No hay calificativo
suficiente para valorar el daño histórico y moral que todavía se sigue produciendo
en España en virtud de la ley de memoria histórica, alumbrada por Rodríguez
Zapatero y mantenida por Rajoy. La
lógica de esa ley –si es que alguna tiene- está visceralmente quebrantada. Ya
hace años que aquél nefasto gobernante ofreció en bandeja de plata a Santiago
Carrillo el derribo ilegal de la última estatua de Franco que había en Madrid, como
regalo de cumpleaños. Posteriormente, han ido cayendo uno tras otro cientos de monumentos
o placas que hagan relación a cualquier personaje que tuviera alguna relación
con la media España que no se resignó a ser pisoteada por el comunismo en 1936.

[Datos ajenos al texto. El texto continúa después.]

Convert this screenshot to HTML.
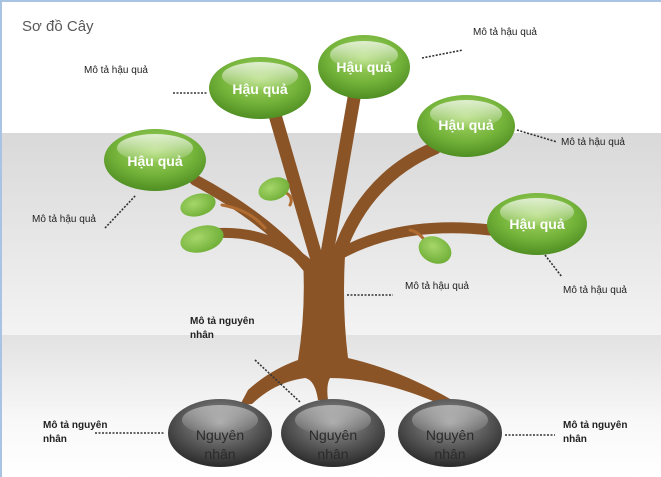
<!DOCTYPE html>
<html><head><meta charset="utf-8"><style>
html,body{margin:0;padding:0;width:661px;height:477px;overflow:hidden;background:#fff}
svg{display:block}
text{font-family:"Liberation Sans","DejaVu Sans",sans-serif}
</style></head><body>
<svg width="661" height="477" viewBox="0 0 661 477" xmlns="http://www.w3.org/2000/svg">
<defs>
<linearGradient id="band" x1="0" y1="0" x2="0" y2="1">
<stop offset="0" stop-color="#d9d9d9"/><stop offset="1" stop-color="#f3f3f3"/>
</linearGradient>
<linearGradient id="bot" x1="0" y1="0" x2="0" y2="1">
<stop offset="0" stop-color="#e2e2e2"/><stop offset="0.6" stop-color="#f8f8f8"/><stop offset="1" stop-color="#ffffff"/>
</linearGradient>
<radialGradient id="g" cx="0.5" cy="0.35" r="0.65">
<stop offset="0" stop-color="#a8d86a"/><stop offset="0.6" stop-color="#74b33a"/><stop offset="1" stop-color="#4f8e22"/>
</radialGradient>
<radialGradient id="k" cx="0.5" cy="0.35" r="0.65">
<stop offset="0" stop-color="#9a9a9a"/><stop offset="0.6" stop-color="#555"/><stop offset="1" stop-color="#2a2a2a"/>
</radialGradient>
<linearGradient id="hl" x1="0" y1="0" x2="0" y2="1">
<stop offset="0" stop-color="#fff" stop-opacity="0.75"/><stop offset="1" stop-color="#fff" stop-opacity="0.05"/>
</linearGradient>
<radialGradient id="leaf" cx="0.4" cy="0.4" r="0.7">
<stop offset="0" stop-color="#a6d66a"/><stop offset="1" stop-color="#6aab32"/>
</radialGradient>
</defs>
<rect width="661" height="477" fill="#fff"/>
<rect x="0" y="133" width="661" height="202" fill="url(#band)"/>
<rect x="0" y="335" width="661" height="142" fill="url(#bot)"/>
<rect x="0" y="0" width="661" height="2" fill="#a9c4e2"/>
<rect x="0" y="0" width="2" height="477" fill="#a9c4e2"/>
<text x="22" y="31" font-size="15" fill="#595959">Sơ đồ Cây</text>

<!-- tree -->
<g fill="#8b5427" stroke="none">
<path d="M303 260 Q306 310 298 360 Q270 370 248 390 L240 405 L252 404 Q275 382 305 378 Q315 380 318 400 L328 400 Q326 385 330 378 Q380 378 440 404 L452 400 Q400 370 348 358 Q342 310 345 255 Z"/>
</g>
<g fill="none" stroke="#8b5427" stroke-linecap="round">
<path d="M320 270 Q300 200 275 115" stroke-width="13"/>
<path d="M325 265 Q340 180 354 98" stroke-width="13"/>
<path d="M335 265 Q360 180 435 148" stroke-width="13"/>
<path d="M338 255 Q400 220 490 230" stroke-width="11"/>
<path d="M310 270 Q270 220 195 180" stroke-width="11"/>
<path d="M306 262 Q260 225 200 235" stroke-width="10"/>
<path d="M265 228 Q250 210 222 205" stroke-width="3" stroke="#b06c30"/>
<path d="M290 205 Q295 195 280 190" stroke-width="3" stroke="#b06c30"/>
<path d="M410 230 Q420 232 428 245" stroke-width="3" stroke="#b06c30"/>
</g>
<!-- leaves -->
<ellipse cx="198" cy="205" rx="18" ry="11" transform="rotate(-15 198 205)" fill="url(#leaf)"/>
<ellipse cx="274" cy="189" rx="16" ry="11" transform="rotate(-20 274 189)" fill="url(#leaf)"/>
<ellipse cx="202" cy="239" rx="22" ry="13" transform="rotate(-15 202 239)" fill="url(#leaf)"/>
<ellipse cx="435" cy="250" rx="17" ry="13" transform="rotate(25 435 250)" fill="url(#leaf)"/>

<!-- dotted connectors -->
<g stroke="#333" stroke-width="1.6" stroke-dasharray="2,1.5" fill="none">
<line x1="173" y1="93" x2="208" y2="93"/>
<line x1="422" y1="58" x2="463" y2="50"/>
<line x1="517" y1="130" x2="557" y2="142"/>
<line x1="105" y1="228" x2="136" y2="195"/>
<line x1="545" y1="255" x2="562" y2="277"/>
<line x1="347" y1="295" x2="393" y2="295"/>
<line x1="255" y1="360" x2="300" y2="402"/>
<line x1="95" y1="433" x2="165" y2="433"/>
<line x1="505" y1="435" x2="555" y2="435"/>
</g>

<!-- green ellipses -->
<g font-weight="bold" font-size="14" fill="#fff" text-anchor="middle">
<g><ellipse cx="155" cy="160" rx="51" ry="31" fill="url(#g)"/><ellipse cx="155" cy="148" rx="38" ry="14" fill="url(#hl)"/><text x="155" y="166">Hậu quả</text></g>
<g><ellipse cx="260" cy="88" rx="51" ry="31" fill="url(#g)"/><ellipse cx="260" cy="76" rx="38" ry="14" fill="url(#hl)"/><text x="260" y="94">Hậu quả</text></g>
<g><ellipse cx="364" cy="67" rx="46" ry="32" fill="url(#g)"/><ellipse cx="364" cy="55" rx="34" ry="14" fill="url(#hl)"/><text x="364" y="72">Hậu quả</text></g>
<g><ellipse cx="466" cy="126" rx="49" ry="31" fill="url(#g)"/><ellipse cx="466" cy="114" rx="36" ry="14" fill="url(#hl)"/><text x="466" y="130">Hậu quả</text></g>
<g><ellipse cx="537" cy="224" rx="50" ry="31" fill="url(#g)"/><ellipse cx="537" cy="212" rx="37" ry="14" fill="url(#hl)"/><text x="537" y="229">Hậu quả</text></g>
</g>

<!-- gray ellipses -->
<g font-size="14" fill="#2b2b2b" text-anchor="middle">
<g><ellipse cx="220" cy="433" rx="52" ry="34" fill="url(#k)"/><ellipse cx="220" cy="420" rx="38" ry="15" fill="url(#hl)" opacity="0.6"/><text x="220" y="440">Nguyên</text><text x="220" y="459">nhân</text></g>
<g><ellipse cx="333" cy="433" rx="52" ry="34" fill="url(#k)"/><ellipse cx="333" cy="420" rx="38" ry="15" fill="url(#hl)" opacity="0.6"/><text x="333" y="440">Nguyên</text><text x="333" y="459">nhân</text></g>
<g><ellipse cx="450" cy="433" rx="52" ry="34" fill="url(#k)"/><ellipse cx="450" cy="420" rx="38" ry="15" fill="url(#hl)" opacity="0.6"/><text x="450" y="440">Nguyên</text><text x="450" y="459">nhân</text></g>
</g>

<!-- labels -->
<g font-size="10" fill="#222">
<text x="84" y="73">Mô tả hậu quả</text>
<text x="473" y="35">Mô tả hậu quả</text>
<text x="561" y="145">Mô tả hậu quả</text>
<text x="32" y="222">Mô tả hậu quả</text>
<text x="563" y="293">Mô tả hậu quả</text>
<text x="405" y="289">Mô tả hậu quả</text>
</g>
<g font-size="10" font-weight="bold" fill="#222">
<text x="190" y="324">Mô tả nguyên</text><text x="190" y="338">nhân</text>
<text x="43" y="428">Mô tả nguyên</text><text x="43" y="442">nhân</text>
<text x="563" y="428">Mô tả nguyên</text><text x="563" y="442">nhân</text>
</g>
</svg>
</body></html>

En Barcelona, se expone para público
aquelarre la figura de un Franco decapitado para alborozo de unos pocos
cobardes que dan rienda suelta a sus más bajas pasiones. En otros lugares se
amenaza expresamente a Ayuntamientos con la retirada de subvenciones haciendo oídos
sordos a la voluntad de los vecinos de mantener su identidad y su historia.
Mientras todo esto tiene
lugar ante la indiferencia de la mayoría, se mantiene afrentosamente el público
homenaje a los verdaderos causantes de la guerra civil, Prieto y Largo
Caballero, golpistas en el 34 y
revolucionarios en el 36, quienes pisoteando el derecho, por cobardía o
convicción quisieron entregar España a la Internacional comunista. Y el Ayuntamiento de
Madrid, no contento con eliminar de su callejero todo nombre que pudiera
recordar al régimen anterior o a los que lucharon en el bando nacional, va a
dedicar un espacio público al siniestro Teniente Castillo, instructor de las
milicias del Frente Popular y mito del ejército rojo. En definitiva, los que buscamos
y quisimos la reconciliación, hemos terminado recibiendo la revancha de mano de
los que no están dispuestos a olvidar su derrota.
Pero nadie
dice nada. No existe una pública denuncia de tan burdo sectarismo. ¿Cómo es posible que no haya un clamor para
denunciar tamaña felonía? ¿Es que los
españoles hemos perdido, ya no el instinto sino la mínima razón, que endereza
la figura del ser humano?.
Hoy vuelven a estar de
moda las corrientes más criminales y canallescas de nuestra historia. Vuelven
orgullosos y desafiantes los puños en alto y las banderas rojas se despliegan
ufanas, ante la cómoda indiferencia de una mayoría silenciosa. Mientras tanto, los hijos y los nietos de
tantos miles de españoles que dieron su vida por Dios y por España, permanecen
agazapados, silentes, consintiendo que se injurie públicamente la memoria de
sus antepasados, que profanen sus tumbas y borren su recuerdo de la memoria
colectiva.
Yo tengo ya demasiada
edad para luchar sólo contra esta tremenda injusticia. Pero mientras el pozo de odio está completo y
vierte sus excrementos sobre la Historia, los que guardamos todavía el recuerdo
de una España grande y limpia, preferimos morir a contemplar con indiferencia y
cobardía la victoria de la mentira y la escandalosa manipulación de nuestro
pasado más reciente.
Yo me declaro en pública rebeldía
contra esta ley sectaria que levanta muros entre hermanos y aventa de nuevo las
arenas ensangrentadas de otro tiempo y de otra época. Pocos escucharán mi clamor, pero quisiera
morir con la certidumbre de que hasta el último momento de mi vida, he
respetado la verdad y he rechazado el odio. Un odio que se ha convertido en
torrente sin que se levante una mínima pared, un endeble muro que contenga el
atroz mensaje de indignidad que representa la Ley de la Memoria Histórica.